Zach Sobiech is dying with grace, love, joy and optimism -- the kind that somehow makes us all feel more alive.
When he was 14, Zach was diagnosed with osteosarcoma, a type of bone cancer that mostly strikes children. His prognosis wasn't great. Last May, with no more treatment options, he was given just a year to live.
Zach turned 18 on Friday. On Saturday he went to prom with his girl, Amy. His high school class graduates next month.
Zach began writing music after his cancer was diagnosed. His mom, Laura, was cleaning the family room downstairs last year when she found a folded-up piece of paper. She unfolded it to make sure it wasn't a homework assignment.
"I read through it and then I realized what I was reading," she says.
It was his first song, "Clouds." Zach wrote it for himself and his family. He has since written many more.
"I fell down, down, down into this dark and lonely hole," he sings at the beginning of the song.
His voice is beautiful, mellow -- kind of reminiscent of Jack Johnson's.
When Zach's song was posted to YouTube it quickly went viral, getting more than 2.6 million page views.
Now there's a new video you ought to see. On Monday, dozens of celebrities posted a love letter response -- joining forces to lip sync to Zach's voice, singing "Clouds."
"And we'll go up, up, up, but I'll climb a little higher," sing Jason Mraz, Anna Faris and Rainn Wilson.
"Go up in the clouds because the view's a little nicer up here, my dear," sing Bryan Cranston and Rachel Bilson, Ashley Tisdale and Colbie Caillat.
"It won't be long now," sing the Lumineers.
"If only," sings Sarah Silverman, "I had a little bit more time."
It's a hello to Zach, and a farewell. It's a collective expression of love and gratitude.
The motley crew of celebrities on the video was assembled by Wilson, an actor, and director/actor Justin Baldoni, who directed a short documentary about Zach for his compelling online reality series, "My Last Days," which runs on Wilson's SoulPancake YouTube channel.
"Going out to see Zach in Minnesota was one of the greatest experiences of my life," says Baldoni. "To make the choice to be happy despite whatever sad or tragic circumstances you may be living through ... he is this old soul who inspires everyone he meets.
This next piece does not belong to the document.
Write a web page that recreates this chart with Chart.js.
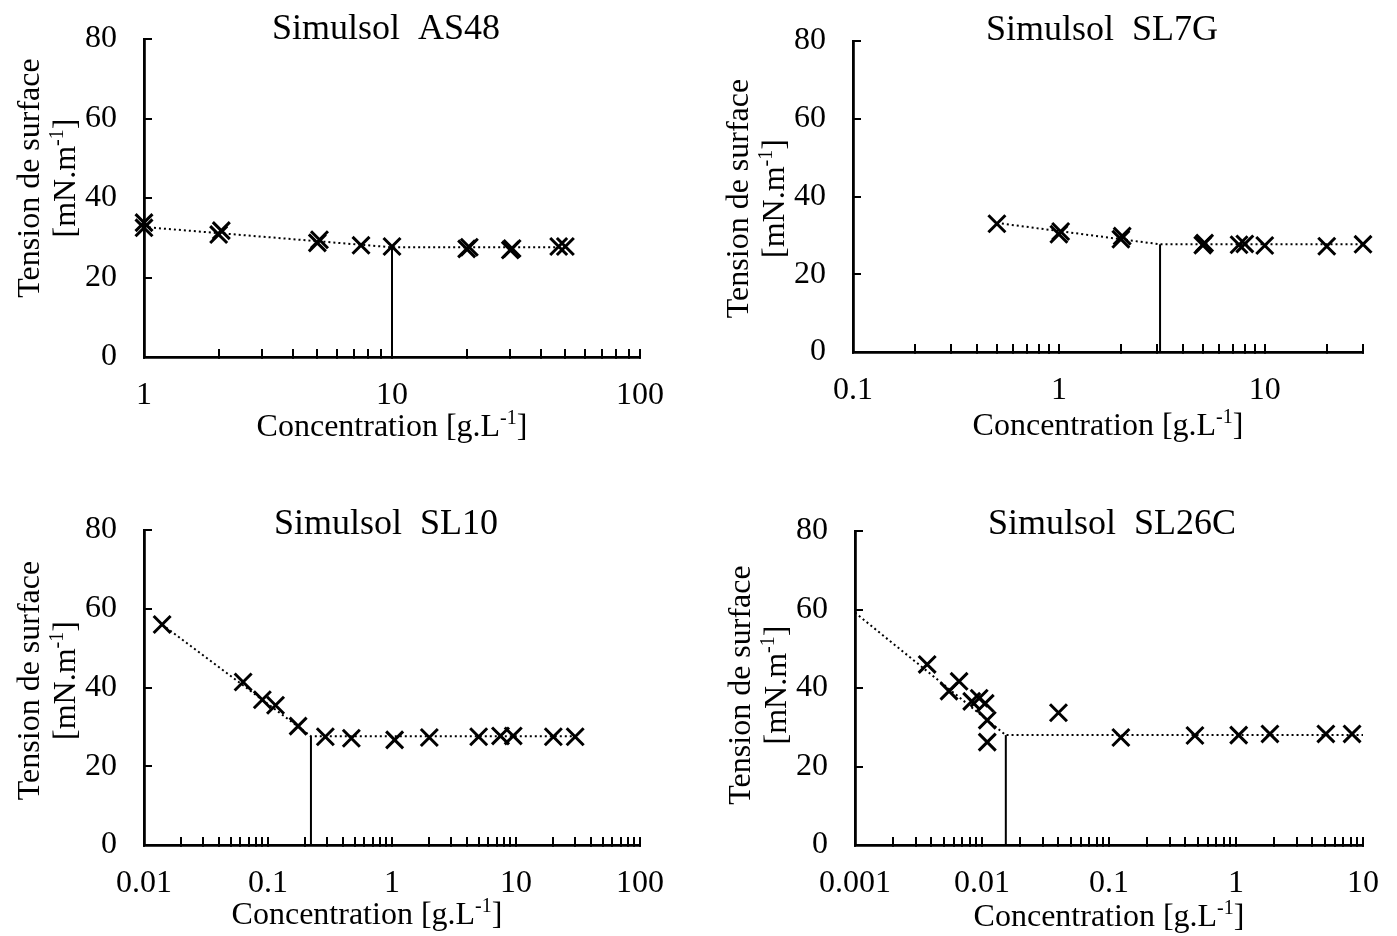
<!DOCTYPE html>
<html>
<head>
<meta charset="utf-8">
<script src="https://cdn.jsdelivr.net/npm/chart.js@4.4.1/dist/chart.umd.min.js"></script>
<style>
  html, body { margin: 0; padding: 0; background: #fff; }
  #wrap { position: relative; width: 1397px; height: 936px; }
  canvas { position: absolute; }
</style>
</head>
<body>
<div id="wrap">
  <canvas id="c1" width="698" height="468" style="left:0;top:0"></canvas>
  <canvas id="c2" width="698" height="468" style="left:699px;top:0"></canvas>
  <canvas id="c3" width="698" height="468" style="left:0;top:468px"></canvas>
  <canvas id="c4" width="698" height="468" style="left:699px;top:468px"></canvas>
</div>
<script>
// ---- data (concentration in g/L, surface tension in mN/m) ----
const as48Conc = [1, 1, 2, 2.05, 5, 5.1, 7.5, 10, 20, 20.5, 30, 30.5, 47, 50];
const as48Tension = [32.5, 33.8, 30.8, 31.8, 28.7, 29.5, 28.1, 27.8, 27.2, 27.6, 26.9, 27.3, 27.8, 27.8];
const as48FitConc = [1, 10, 50];
const as48FitTension = [32.7, 27.6, 27.6];
const as48Cmc = 10;

const sl7gConc = [0.5, 1, 1.02, 2, 2.03, 5, 5.1, 7.5, 8, 10, 20, 30];
const sl7gTension = [33.0, 30.3, 31.0, 29.0, 29.8, 27.5, 28.0, 27.6, 27.8, 27.4, 27.2, 27.7];
const sl7gFitConc = [0.5, 3.1, 30];
const sl7gFitTension = [33.2, 27.7, 27.7];
const sl7gCmc = 3.1;

const sl10Conc = [0.014, 0.063, 0.09, 0.115, 0.175, 0.29, 0.47, 1.05, 2, 5, 7.5, 9.5, 20, 30];
const sl10Tension = [56.0, 41.4, 36.9, 35.5, 30.2, 27.5, 27.1, 26.7, 27.3, 27.5, 27.7, 27.7, 27.5, 27.5];
const sl10FitConc = [0.014, 0.222, 30];
const sl10FitTension = [56.0, 27.6, 27.6];
const sl10Cmc = 0.222;

const sl26cConc = [0.0037, 0.0055, 0.0066, 0.0083, 0.0095, 0.0106, 0.011, 0.011, 0.04, 0.124, 0.475, 1.05, 1.85, 5.1, 8.2];
const sl26cTension = [46.0, 39.2, 41.7, 36.6, 37.4, 36.1, 31.8, 26.2, 33.7, 27.4, 27.9, 28.0, 28.3, 28.3, 28.3];
const sl26cFitConc = [0.001, 0.0154, 10];
const sl26cFitTension = [59.2, 28.0, 28.0];
const sl26cCmc = 0.0154;

const yTicks = [0, 20, 40, 60, 80];
const as48Majors = [1, 10, 100];
const as48Labels = ['1', '10', '100'];
const sl7gMajors = [0.1, 1, 10];
const sl7gLabels = ['0.1', '1', '10'];
const sl10Majors = [0.01, 0.1, 1, 10, 100];
const sl10Labels = ['0.01', '0.1', '1', '10', '100'];
const sl26cMajors = [0.001, 0.01, 0.1, 1, 10];
const sl26cLabels = ['0.001', '0.01', '0.1', '1', '10'];

const yTitle = ['Tension de surface', '[mN.m^{-1}]'];
const xTitle = 'Concentration [g.L^{-1}]';

// ---- drawing helpers ----
const serif = '"Liberation Serif", "Times New Roman", serif';

function richParts(str) {
  const out = [];
  str.split(/(\^\{[^}]*\})/).forEach(s => {
    if (!s) return;
    if (s.startsWith('^{')) out.push({ t: s.slice(2, -1), sup: true });
    else out.push({ t: s, sup: false });
  });
  return out;
}

function drawRich(ctx, str, cx, cy, size) {
  const parts = richParts(str);
  const f = p => (p.sup ? Math.round(size * 0.62) : size) + 'px ' + serif;
  let w = 0;
  parts.forEach(p => { ctx.font = f(p); w += ctx.measureText(p.t).width; });
  let x = cx - w / 2;
  const base = cy + size * 0.33;
  parts.forEach(p => {
    ctx.font = f(p);
    ctx.fillText(p.t, x, p.sup ? base - size * 0.36 : base);
    x += ctx.measureText(p.t).width;
  });
}

// titles with superscripts, drawn around the chart area
const panelText = {
  id: 'panelText',
  afterDraw(chart, args, o) {
    const { ctx, chartArea: a } = chart;
    ctx.save();
    ctx.fillStyle = '#000';
    ctx.textAlign = 'left';
    ctx.textBaseline = 'alphabetic';
    const mid = (a.left + a.right) / 2;
    drawRich(ctx, o.title, mid + o.titleDx, a.top + o.titleDy, 36);
    drawRich(ctx, xTitle, mid + o.xTitleDx, a.bottom + o.xTitleDy, 32);
    const cy = (a.top + a.bottom) / 2 + o.yTitleDy;
    yTitle.forEach((line, i) => {
      ctx.save();
      ctx.translate(a.left - [116, 80][i], cy);
      ctx.rotate(-Math.PI / 2);
      drawRich(ctx, line, 0, 0, 32);
      ctx.restore();
    });
    ctx.restore();
  }
};

function logTicks(majors, max) {
  const list = [];
  majors.forEach(d => {
    for (let m = 1; m <= 9; m++) {
      const v = +(m * d).toPrecision(6);
      if (v <= max * 1.0001) list.push(v);
    }
  });
  return list;
}

function pts(xs, ys) {
  return xs.map((x, i) => ({ x: x, y: ys[i] }));
}

function makeChart(id, p) {
  const tickVals = logTicks(p.majors, p.xMax);
  new Chart(document.getElementById(id), {
    type: 'scatter',
    data: {
      datasets: [
        {
          data: pts(p.conc, p.tension),
          pointStyle: 'crossRot', pointRadius: 12, pointBorderWidth: 3,
          borderColor: '#000', backgroundColor: '#000', showLine: false, order: 0, clip: false
        },
        {
          data: pts(p.fitConc, p.fitTension),
          showLine: true, borderColor: '#000', borderWidth: 2, borderDash: [2, 3],
          pointRadius: 0, order: 1, clip: false
        },
        {
          data: [{ x: p.cmc, y: 0 }, { x: p.cmc, y: p.fitTension[1] }],
          showLine: true, borderColor: '#000', borderWidth: 2, pointRadius: 0, order: 2
        }
      ]
    },
    options: {
      responsive: false,
      animation: false,
      events: [],
      layout: { padding: { left: 0, top: p.pad.top, right: p.pad.right, bottom: 0 } },
      plugins: {
        legend: { display: false },
        tooltip: { enabled: false },
        panelText: p.text
      },
      scales: {
        x: {
          type: 'logarithmic',
          min: p.majors[0],
          max: p.xMax,
          afterBuildTicks: s => { s.ticks = tickVals.map(v => ({ value: v })); },
          afterFit: s => { s.height = p.pad.bottom; s.paddingLeft = 0; s.paddingRight = 0; },
          ticks: {
            autoSkip: false, maxRotation: 0, padding: 27,
            font: { family: serif, size: 32 }, color: '#000',
            callback: v => {
              const i = p.majors.findIndex(m => Math.abs(m - v) / m < 1e-6);
              return i >= 0 ? p.labels[i] : '';
            }
          },
          grid: { drawOnChartArea: false, color: '#000', lineWidth: 2, tickLength: -8 },
          border: { color: '#000', width: 2.8 }
        },
        y: {
          min: 0,
          max: 80,
          afterBuildTicks: s => { s.ticks = yTicks.map(v => ({ value: v })); },
          afterFit: s => { s.width = p.pad.left; s.paddingTop = 0; s.paddingBottom = 0; },
          ticks: { padding: 35, font: { family: serif, size: 32 }, color: '#000' },
          grid: { drawOnChartArea: false, color: '#000', lineWidth: 2, tickLength: -8 },
          border: { color: '#000', width: 2.8 }
        }
      }
    },
    plugins: [panelText]
  });
}

makeChart('c1', {
  conc: as48Conc, tension: as48Tension, fitConc: as48FitConc, fitTension: as48FitTension, cmc: as48Cmc,
  majors: as48Majors, labels: as48Labels, xMax: 100,
  pad: { left: 144, top: 39, right: 58, bottom: 111 },
  text: { title: 'Simulsol  AS48', titleDx: -6, titleDy: -12, xTitleDx: 0, xTitleDy: 68, yTitleDy: -20 }
});
makeChart('c2', {
  conc: sl7gConc, tension: sl7gTension, fitConc: sl7gFitConc, fitTension: sl7gFitTension, cmc: sl7gCmc,
  majors: sl7gMajors, labels: sl7gLabels, xMax: 30,
  pad: { left: 154, top: 41, right: 34, bottom: 116 },
  text: { title: 'Simulsol  SL7G', titleDx: -6, titleDy: -13, xTitleDx: 0, xTitleDy: 72, yTitleDy: 2 }
});
makeChart('c3', {
  conc: sl10Conc, tension: sl10Tension, fitConc: sl10FitConc, fitTension: sl10FitTension, cmc: sl10Cmc,
  majors: sl10Majors, labels: sl10Labels, xMax: 100,
  pad: { left: 144, top: 62, right: 58, bottom: 91 },
  text: { title: 'Simulsol  SL10', titleDx: -6, titleDy: -8, xTitleDx: -25, xTitleDy: 68, yTitleDy: -7 }
});
makeChart('c4', {
  conc: sl26cConc, tension: sl26cTension, fitConc: sl26cFitConc, fitTension: sl26cFitTension, cmc: sl26cCmc,
  majors: sl26cMajors, labels: sl26cLabels, xMax: 10,
  pad: { left: 156, top: 63, right: 34, bottom: 91 },
  text: { title: 'Simulsol  SL26C', titleDx: 3, titleDy: -9, xTitleDx: 0, xTitleDy: 70, yTitleDy: -3 }
});
</script>
</body>
</html>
You leave and you think: 'I want to be a better person.'"
Watch Baldoni's film and you can see why.
There's Zach, a fresh-faced Minnesotan teenager, in one of the opening frames, saying: "I want everyone to know: You don't have to find out you're dying to start living."
He tells us at the beginning of the film: "You know most people live kind of in the middle, in between 'all your dreams come true' and 'you're dying,' and it's a very comfortable place to live. I'm living on the two extreme ends, so you have really, really good days and you have really, really bad days."